The background story is this. It was the last day of the Appledore Book Festival. In the morning it was an hour with Jeremy Vine, whom I had partied with just the night before. He was very entertaining. It was mainly about his thinking on current social trends, interspersed with hilarious clips from his BBC Radio 2 show and the quiz show Eggheads, which he hosts. I saw that two friends, Rachel and Paul, were there. We agreed to meet for afternoon tea in Appledore, after the closing event, at which Ann Widdecombe would speak. She was a hoot. A remarkable lady, whose views and opinions were crystal clear, and expressed with lucidly and conviction. I feel reassured now, should the troublesome US Presidential Candidate Donald Trump ever get elected to the White House. Ann Widdecombe explained how that would still be All Right - how the American System would prevent him doing most of the things he was promising to do.

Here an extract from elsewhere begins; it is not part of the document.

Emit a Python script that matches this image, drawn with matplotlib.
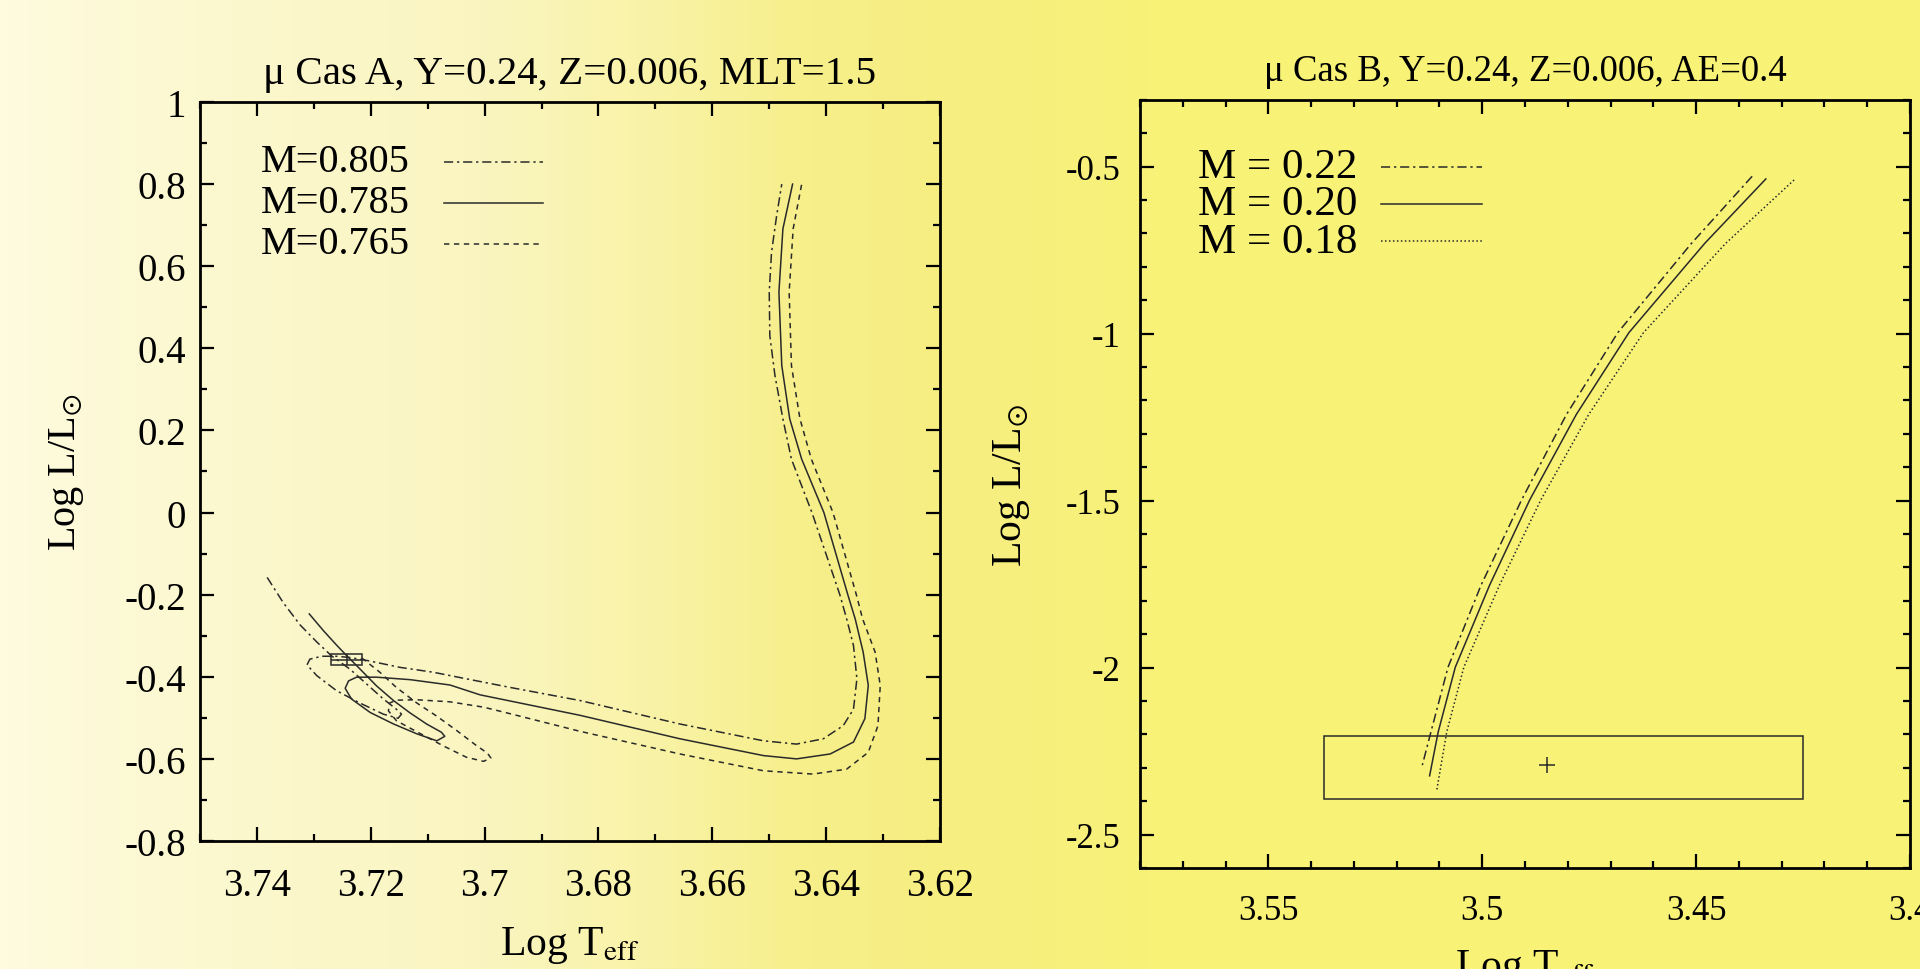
import numpy as np
import matplotlib
matplotlib.use('Agg')
import matplotlib.pyplot as plt
from matplotlib.colors import LinearSegmentedColormap
from matplotlib.patches import Rectangle
from matplotlib.ticker import MultipleLocator, FuncFormatter

plt.rcParams['font.family'] = ['Liberation Serif', 'DejaVu Serif']
plt.rcParams['mathtext.fontset'] = 'stix'

# ---- mu Cas A tracks (log Teff, log L/Lsun) ----
a_labels = ['M=0.805', 'M=0.785', 'M=0.765']
a805_teff = [3.7382, 3.7354, 3.7324, 3.7295, 3.7269, 3.7237, 3.7207, 3.7178, 3.7155, 3.7146,
             3.7152, 3.7178, 3.7219, 3.7260, 3.7295, 3.7312, 3.7307, 3.7286, 3.7260, 3.7237,
             3.7204, 3.7149, 3.7090, 3.7032, 3.6955, 3.6832, 3.6657, 3.6510, 3.6452, 3.6405,
             3.6370, 3.6352, 3.6346, 3.6352, 3.6364, 3.6376, 3.6425, 3.6461, 3.6476, 3.6490,
             3.6499, 3.6500, 3.6496, 3.6487, 3.6478]
a805_logl = [-0.158, -0.219, -0.274, -0.315, -0.349, -0.381, -0.418, -0.454, -0.479, -0.491,
             -0.501, -0.491, -0.464, -0.434, -0.397, -0.371, -0.357, -0.350, -0.350, -0.353,
             -0.361, -0.377, -0.389, -0.405, -0.426, -0.458, -0.515, -0.556, -0.564, -0.551,
             -0.519, -0.479, -0.405, -0.324, -0.259, -0.200, 0.000, 0.130, 0.228, 0.334,
             0.431, 0.537, 0.634, 0.723, 0.800]
a785_teff = [3.7308, 3.7283, 3.7260, 3.7242, 3.7219, 3.7190, 3.7160, 3.7131, 3.7102, 3.7076,
             3.7070, 3.7084, 3.7119, 3.7160, 3.7201, 3.7234, 3.7245, 3.7239, 3.7225, 3.7190,
             3.7131, 3.7061, 3.7008, 3.6832, 3.6657, 3.6510, 3.6452, 3.6393, 3.6352, 3.6332,
             3.6326, 3.6335, 3.6349, 3.6362, 3.6404, 3.6443, 3.6464, 3.6478, 3.6483, 3.6476,
             3.6459]
a785_logl = [-0.247, -0.288, -0.323, -0.349, -0.381, -0.422, -0.458, -0.488, -0.515, -0.535,
             -0.545, -0.556, -0.539, -0.515, -0.487, -0.454, -0.428, -0.410, -0.401, -0.401,
             -0.407, -0.420, -0.444, -0.494, -0.551, -0.592, -0.600, -0.588, -0.559, -0.502,
             -0.421, -0.340, -0.259, -0.200, 0.000, 0.130, 0.228, 0.358, 0.537, 0.691,
             0.800]
a765_teff = [3.7216, 3.7184, 3.7155, 3.7119, 3.7084, 3.7049, 3.7014, 3.6995, 3.6989, 3.7002,
             3.7032, 3.7073, 3.7119, 3.7155, 3.7169, 3.7167, 3.7155, 3.7119, 3.7061, 3.7002,
             3.6955, 3.6832, 3.6657, 3.6510, 3.6423, 3.6364, 3.6326, 3.6309, 3.6305, 3.6314,
             3.6336, 3.6347, 3.6388, 3.6426, 3.6446, 3.6461, 3.6465, 3.6458, 3.6443]
a765_logl = [-0.354, -0.389, -0.426, -0.464, -0.496, -0.531, -0.568, -0.586, -0.598, -0.606,
             -0.596, -0.568, -0.534, -0.507, -0.483, -0.464, -0.457, -0.456, -0.461, -0.474,
             -0.490, -0.533, -0.588, -0.629, -0.637, -0.625, -0.584, -0.519, -0.421, -0.340,
             -0.259, -0.200, 0.000, 0.130, 0.228, 0.358, 0.537, 0.691, 0.800]
# observed position of A with its error box
a_obs_teff, a_obs_dteff = 3.7242, 0.0027
a_obs_logl, a_obs_dlogl = -0.358, 0.014

# ---- mu Cas B tracks ----
b_labels = ['M = 0.22', 'M = 0.20', 'M = 0.18']
b22_teff = [3.4369, 3.4511, 3.4683, 3.4803, 3.4908, 3.5003, 3.5080, 3.5120, 3.5140]
b22_logl = [-0.529, -0.730, -0.997, -1.242, -1.498, -1.754, -1.999, -2.193, -2.292]
b20_teff = [3.4337, 3.4480, 3.4657, 3.4780, 3.4889, 3.4983, 3.5063, 3.5103, 3.5123]
b20_logl = [-0.537, -0.730, -0.997, -1.242, -1.498, -1.754, -1.999, -2.193, -2.324]
b18_teff = [3.4271, 3.4431, 3.4623, 3.4751, 3.4863, 3.4960, 3.5043, 3.5083, 3.5106]
b18_logl = [-0.540, -0.730, -0.997, -1.242, -1.498, -1.754, -1.999, -2.193, -2.365]
b_obs_teff, b_obs_logl = 3.4848, -2.291
b_box_teff = [3.4251, 3.5371]
b_box_logl = [-2.3937, -2.2038]

INK = '#2a2a2a'
DASHDOT = (0, (6, 2.5, 1.5, 2.5))
SHORTDASH = (0, (3.5, 3))
DOTS = (0, (1, 1.6))


def gnuplot_axes(ax, xmaj, xmin, ymaj, ymin, size, ypad):
    ax.patch.set_alpha(0)
    for s in ax.spines.values():
        s.set_linewidth(2.0)
    ax.xaxis.set_major_locator(MultipleLocator(xmaj))
    ax.xaxis.set_minor_locator(MultipleLocator(xmin))
    ax.yaxis.set_major_locator(MultipleLocator(ymaj))
    ax.yaxis.set_minor_locator(MultipleLocator(ymin))
    fmt = FuncFormatter(lambda v, p: '%g' % (round(v, 4) + 0.0))
    ax.xaxis.set_major_formatter(fmt)
    ax.yaxis.set_major_formatter(fmt)
    ax.tick_params(which='both', direction='in', top=True, right=True,
                   width=1.6, labelsize=size)
    ax.tick_params(which='major', length=10)
    ax.tick_params(which='minor', length=5)
    ax.tick_params(axis='x', pad=19)
    ax.tick_params(axis='y', pad=ypad)


fig = plt.figure(figsize=(19.2, 9.7), dpi=100)

# yellow slide background
bg = fig.add_axes([0, 0, 1, 1], zorder=-10)
stops = [0.0, 0.1, 0.25, 0.33, 0.42, 0.5, 0.6, 1.0]
cols = ['#fefbdf', '#fcf8d0', '#faf5c0', '#f9f3aa', '#f7ef8a', '#f6ee80', '#f8f278', '#f8f276']
cmap = LinearSegmentedColormap.from_list('slide', list(zip(stops, cols)))
bg.imshow(np.linspace(0, 1, 512).reshape(1, -1), aspect='auto', cmap=cmap,
          extent=[0, 1, 0, 1])
bg.axis('off')

# ---------------- left panel ----------------
ax1 = fig.add_axes([0.10417, 0.13196, 0.38542, 0.76186])
gnuplot_axes(ax1, 0.02, 0.01, 0.2, 0.1, 28, 10)
ax1.set_xlim(3.75, 3.62)
ax1.set_ylim(-0.8, 1.0)

a_tracks = [(a805_teff, a805_logl, DASHDOT), (a785_teff, a785_logl, '-'),
            (a765_teff, a765_logl, SHORTDASH)]
for t, l, ls in a_tracks:
    ax1.plot(t, l, color=INK, lw=1.1, ls=ls)

ax1.add_patch(Rectangle((a_obs_teff - a_obs_dteff, a_obs_logl - a_obs_dlogl),
                        2 * a_obs_dteff, 2 * a_obs_dlogl, fill=False,
                        ec=INK, lw=1.1))
ax1.errorbar(a_obs_teff, a_obs_logl, xerr=a_obs_dteff, yerr=a_obs_dlogl,
             fmt='none', ecolor=INK, elinewidth=1.1, capsize=0)

# key, gnuplot style: text first, sample line after
for i, (lab, (t, l, ls)) in enumerate(zip(a_labels, a_tracks)):
    yy = 0.919 - i * 0.0555
    ax1.text(0.082, yy, lab, transform=ax1.transAxes, fontsize=29, va='center')
    ax1.plot([0.33, 0.4635], [yy, yy], transform=ax1.transAxes,
             color=INK, lw=1.1, ls=ls)

ax1.set_title('μ Cas A, Y=0.24, Z=0.006, MLT=1.5', fontsize=29.5, pad=14)
ax1.set_xlabel(r'Log T$_{\rm eff}$', fontsize=30, labelpad=14)
ax1.set_ylabel(r'Log L/L$_{\odot}$', fontsize=29, labelpad=28)

# ---------------- right panel ----------------
ax2 = fig.add_axes([0.59375, 0.10412, 0.40104, 0.79196])
gnuplot_axes(ax2, 0.05, 0.01, 0.5, 0.1, 25, 14)
ax2.set_xlim(3.58, 3.40)
ax2.set_ylim(-2.6, -0.3)

b_tracks = [(b22_teff, b22_logl, DASHDOT), (b20_teff, b20_logl, '-'),
            (b18_teff, b18_logl, DOTS)]
for t, l, ls in b_tracks:
    ax2.plot(t, l, color=INK, lw=1.1, ls=ls)

ax2.add_patch(Rectangle((b_box_teff[0], b_box_logl[0]),
                        b_box_teff[1] - b_box_teff[0], b_box_logl[1] - b_box_logl[0],
                        fill=False, ec=INK, lw=1.1))
ax2.plot(b_obs_teff, b_obs_logl, marker='+', ms=11, mew=1.1, color=INK)

for i, (lab, (t, l, ls)) in enumerate(zip(b_labels, b_tracks)):
    yy = 0.913 - i * 0.0486
    ax2.text(0.075, yy, lab, transform=ax2.transAxes, fontsize=31, va='center')
    ax2.plot([0.313, 0.4436], [yy, yy], transform=ax2.transAxes,
             color=INK, lw=1.1, ls=ls)

ax2.set_title('μ Cas B, Y=0.24, Z=0.006, AE=0.4', fontsize=26.5, pad=14)
ax2.set_xlabel(r'Log T$_{\rm eff}$', fontsize=30, labelpad=14)
ax2.set_ylabel(r'Log L/L$_{\odot}$', fontsize=30, labelpad=24)

fig.savefig('out.png', dpi=100)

Anyway, Rachel, Paul and I meet up afterwards, and in the course of the next hour and a half somehow got round to discussing the new building going on at nearby Westward Ho! (Which I think is the only town in the country to have an exclamation mark as part of its name - derived of course from nineteenth-century Devon author Charles Kingsley's seafaring book of that title) I was urged to see what had sprung up on the seafront since I was last there.
There was no urgency about visiting Westward Ho! and I could have left it for a couple of days. But something made me steer Fiona in that direction. And once parked, I could have stayed in the centre of town. But I didn't. I strolled westward along the sea front. I suppose I wanted - subconsciously - to get a shot of Lundy, far out on the horizon, against the setting sun, if the two could be got in line from the clifftop. But I soon realised that couldn't be. I walked on, however. And as I walked, I pondered on the people I'd met again this time, and those I hadn't, among them a couple named Vicky and Ken. By this time, I was a long way from the town centre, and it was sheer curiosity to see the sea view ahead that had got me even this far.

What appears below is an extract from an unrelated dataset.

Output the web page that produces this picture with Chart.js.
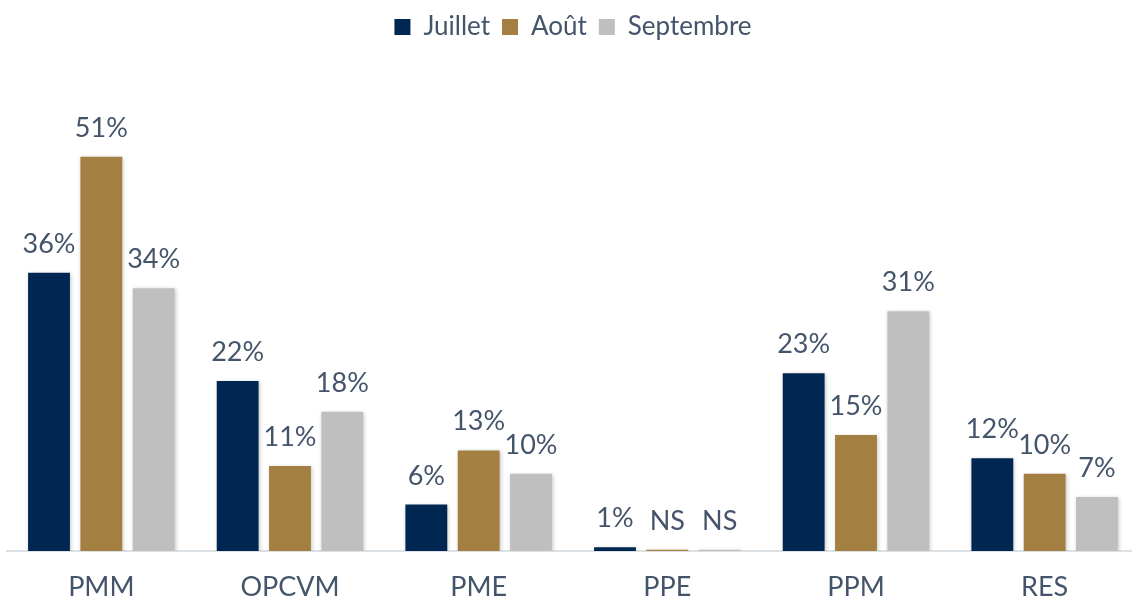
<!DOCTYPE html>
<html>
<head>
<meta charset="utf-8">
<script src="https://cdn.jsdelivr.net/npm/chart.js@4/dist/chart.umd.min.js"></script>
<style>
  html, body { margin: 0; padding: 0; background: #fff; overflow: hidden; }
  #wrap { width: 1142px; height: 601px; }
</style>
</head>
<body>
<div id="wrap"><canvas id="chart"></canvas></div>
<script>
// categories and series
let categories = ['PMM', 'OPCVM', 'PME', 'PPE', 'PPM', 'RES']
let juillet = [36, 22, 6, 0.5, 23, 12]
let aout = [51, 11, 13, 0.15, 15, 10]
let septembre = [34, 18, 10, 0.15, 31, 7]
// text shown above each bar (NS = non significatif)
let juilletLabels = ['36%', '22%', '6%', '1%', '23%', '12%']
let aoutLabels = ['51%', '11%', '13%', 'NS', '15%', '10%']
let septembreLabels = ['34%', '18%', '10%', 'NS', '31%', '7%']

let textColor = '#44546A'
let fontFamily = 'Lato, "Noto Sans", sans-serif'

// soft shadow behind the bars
let barShadow = {
    id: 'barShadow',
    beforeDatasetDraw(chart) {
        let ctx = chart.ctx
        ctx.save()
        ctx.shadowColor = 'rgba(0,0,0,0.22)'
        ctx.shadowBlur = 4
        ctx.shadowOffsetX = 1
        ctx.shadowOffsetY = 1
    },
    afterDatasetDraw(chart) {
        chart.ctx.restore()
    }
}

// value labels on top of the bars
let barLabels = {
    id: 'barLabels',
    afterDatasetsDraw(chart) {
        let ctx = chart.ctx
        ctx.save()
        ctx.font = '27px ' + fontFamily
        ctx.fillStyle = textColor
        ctx.textAlign = 'center'
        ctx.textBaseline = 'alphabetic'
        chart.data.datasets.forEach((ds, i) => {
            let meta = chart.getDatasetMeta(i)
            meta.data.forEach((bar, j) => {
                ctx.fillText(ds.valueLabels[j], bar.x, bar.y - 20)
            })
        })
        ctx.restore()
    }
}

let ctx = document.getElementById('chart').getContext('2d')

let chart = new Chart(ctx, {
    type: 'bar',
    data: {
        labels: categories,
        datasets: [
            { label: 'Juillet', data: juillet, valueLabels: juilletLabels, backgroundColor: '#002652' },
            { label: 'Août', data: aout, valueLabels: aoutLabels, backgroundColor: '#A38042' },
            { label: 'Septembre', data: septembre, valueLabels: septembreLabels, backgroundColor: '#BFBFBF' }
        ]
    },
    options: {
        responsive: true,
        maintainAspectRatio: false,
        animation: false,
        categoryPercentage: 0.832,
        barPercentage: 0.8,
        layout: { padding: { left: 7, right: 3, top: 2, bottom: 0 } },
        plugins: {
            tooltip: { enabled: false },
            legend: {
                position: 'top',
                labels: {
                    color: textColor,
                    font: { family: fontFamily, size: 26 },
                    boxWidth: 16,
                    boxHeight: 16,
                    padding: 12
                }
            }
        },
        scales: {
            x: {
                grid: { display: false },
                border: { display: true, color: '#DCE1E6', width: 2 },
                ticks: {
                    color: textColor,
                    font: { family: fontFamily, size: 27 },
                    padding: 12
                },
                afterFit(axis) {
                    axis.height = 50
                }
            },
            y: {
                display: false,
                min: 0,
                max: 64.8
            }
        }
    },
    plugins: [barShadow, barLabels]
})
</script>
</body>
</html>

Then guess who walked towards me! Vicky and Ken - and I'd just been thinking about them. It was hardly believable. They gaped at me as if I had beamed down from another planet. And keep bearing in mind that a clifftop path on the edge of Westward Ho! was one of the more unlikely places we might see each other. 'Lucy!' cried Vicky. 'We've just been talking about you, because we haven't seen you at any Festival events.' (Although Appledore is a small place, there are so many daily events, and the attendances are sometimes so large, that you can easily not meet people you know) 'And I've been thinking about you!' I said. And that's when it struck us all how very odd it was that thinking had summoned up the real persons, as if by some spell. Far more than coincidental. It was weird and bizarre.
Well, the upshot was that I would share a walk on my last day in North Devon with Vicky and their poodle Rosie, and we could have a good catch-up chat. That settled, we parted. I walked on, still marvelling at the combination of chance decisions that had brought us face-to-face. It still seemed unreal.
I don't really believe that you can, without fail, engineer or magic-up a meeting simply by thinking about someone. But it sometimes seems to happen. Our encounter would have been unremarkable in Appledore, especially just before, or just after, some Festival event. But it was remarkable in another place where there was no expectation at all of bumping into anyone one might know. And at an out-of-the-way spot at that. Very strange.